Scrivendo dell’attore, saremmo in torto se non ricordassimo le storiche collaborazioni con Jiří Menzel, considerato da molti critici e appassionati come il miglior esponente, con Miloš Forman, del cinema cecoslovacco. Ad eccezione della pellicola che lo condusse all’Oscar, “Ostře sledované vlaky” (Treni strettamente sorvegliati, 1966), la maggior parte delle pellicole di successo di Menzel ha vantato la presenza di Hrušínský. Tra i più noti “Un’estate capricciosa” (1968) e “Allodole sul filo” (1969).

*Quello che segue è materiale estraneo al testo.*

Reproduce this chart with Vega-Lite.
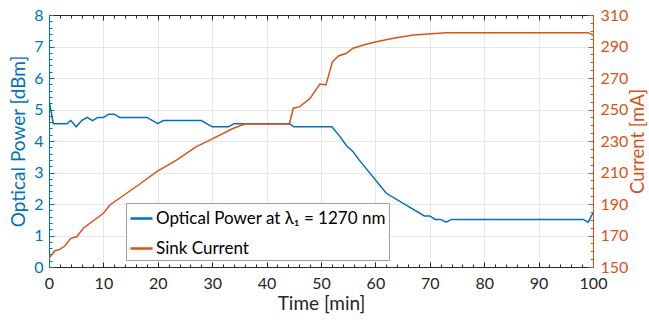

La carriera di Hrušínský, tuttavia, non fu solo una marcia trionfale senza intoppi. Un aspetto complicato della vita dell’attore, come tanti coetanei in quel periodo, fu il rapporto con la politica. Durante la Primavera di Praga, firmò il manifesto delle Duemila Parole, un documento che chiedeva progressi rapidi verso una vera democratizzazione del Paese. Questo gli costò, durante la Normalizzazione comunista, la totale esclusione per alcuni anni dall’attività lavorativa. Nel 1977, quando la carriera aveva cominciato lentamente a riprendere, accettò – per paura di un nuovo stop – di firmare l’Anticharta 77, un manifesto filogovernativo in risposta al famoso documento della dissidenza redatto da Václav Havel.

Negli anni ‘90, infine, anche l’Italia ebbe modo di apprezzare il suo talento, grazie alle interpretazioni nel film “La Valle di Pietra” (1992), sceneggiato da Ermanno Olmi, nonché nella sesta stagione dell’allora popolarissima serie tv “La Piovra”, in cui interpretava il ruolo di un banchiere con un passato nazista. Entrambe le prove furono ulteriori segni della capacità dell’attore di far colpo anche a livello internazionale. Furono purtroppo però anche le ultime. Spentosi il 13 aprile del 1994, Hrušínský non può che essere sempre ricordato come una delle migliori espressioni dell’età d’oro del cinema ceco.